Text is explicit. By forcing communication through a textual medium, you’re forcing people to better formulate their ideas.

Real-time oral communication has drawbacks. In normal, conversational dialog, most of us know the direction we want to take our argument, but it’s difficult to think about what you’re going to say until a few moments before you say it. This leads to filler words (like um and uh), excess rambling, and lack of clarity in speech.

If you’ve ever wanted to scream at someone get to the damn point already, you know this pain.

Text is the opposite. It takes only a moment to go back and rephrase a sentence before hitting return. The bit of freedom from being a purely synchronous, real-time medium means you can editorialize and clean up your words to better clarify your point.

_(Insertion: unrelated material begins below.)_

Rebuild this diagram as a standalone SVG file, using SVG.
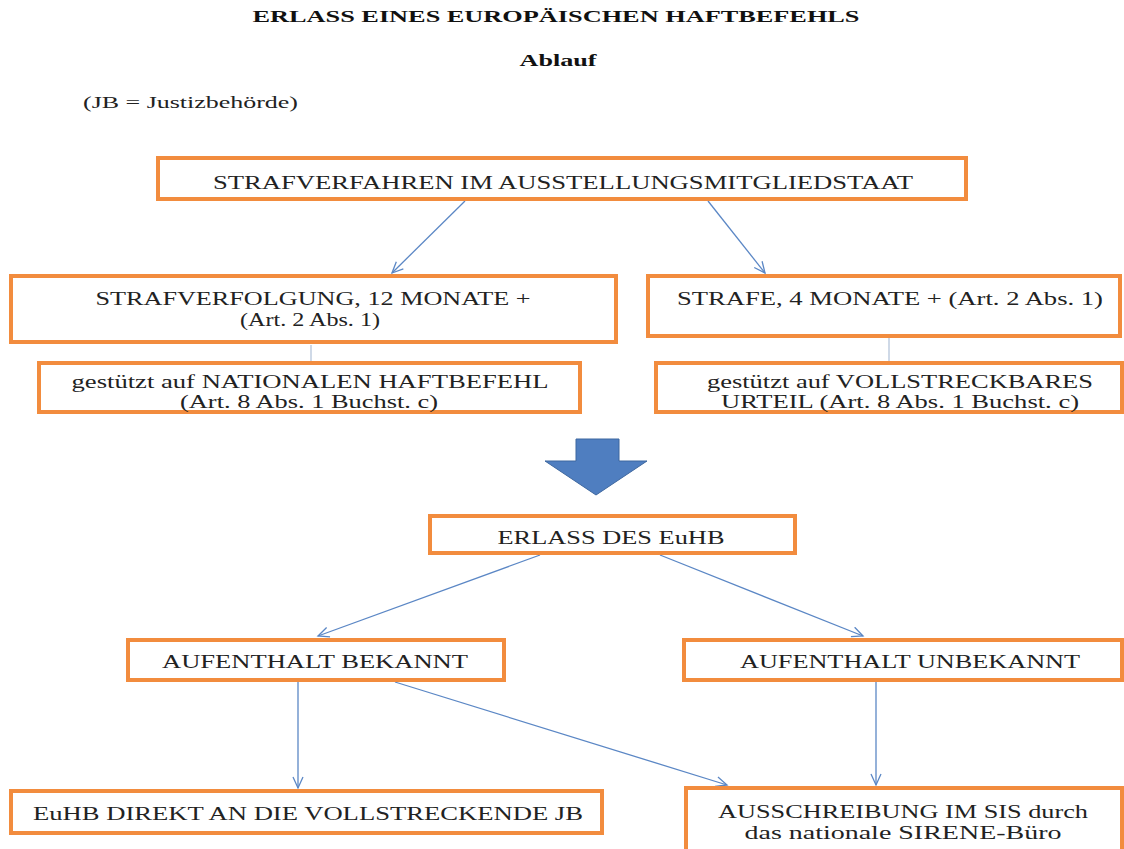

Focused text is skimmable, quicker to mentally process, and leaves less room for ambiguity of thought.

The Record

Text is also on-record. You should be logging everything that’s said through your company chat so that people working remotely don’t miss out on what was happening in the office. This makes communication in your company searchable and accessible.

We drop into our transcripts every day to gain more context about previous decisions. You don’t get that level of granularity even from meeting minutes: what you think is worth writing down after the meeting may not be what was important from that meeting. The discussion is sometimes more important than the decision.

The High-Level

Brainstorming is the one area of work where this falls flat.

During brainstorming, you don’t want that editorializing step during the moment before you tap return. That split-second hesitance can mean the difference between a multi-million dollar idea and a flop, a clean object model and a mess, a new policy or the same broken policy.

At GitHub, we get together a few times a year in the same physical room with everyone in the company and talk high-level brainstorming. We take notes for posterity, but talking is the best way to stimulate geniusly-dumb ideas.

It’s important to not use this excuse for all work, though: most problems would benefit from a paper and pencil and a room to yourself rather than a large disruptive meeting. Big ideas require big brainstorming, and small ideas just take some self-reflection.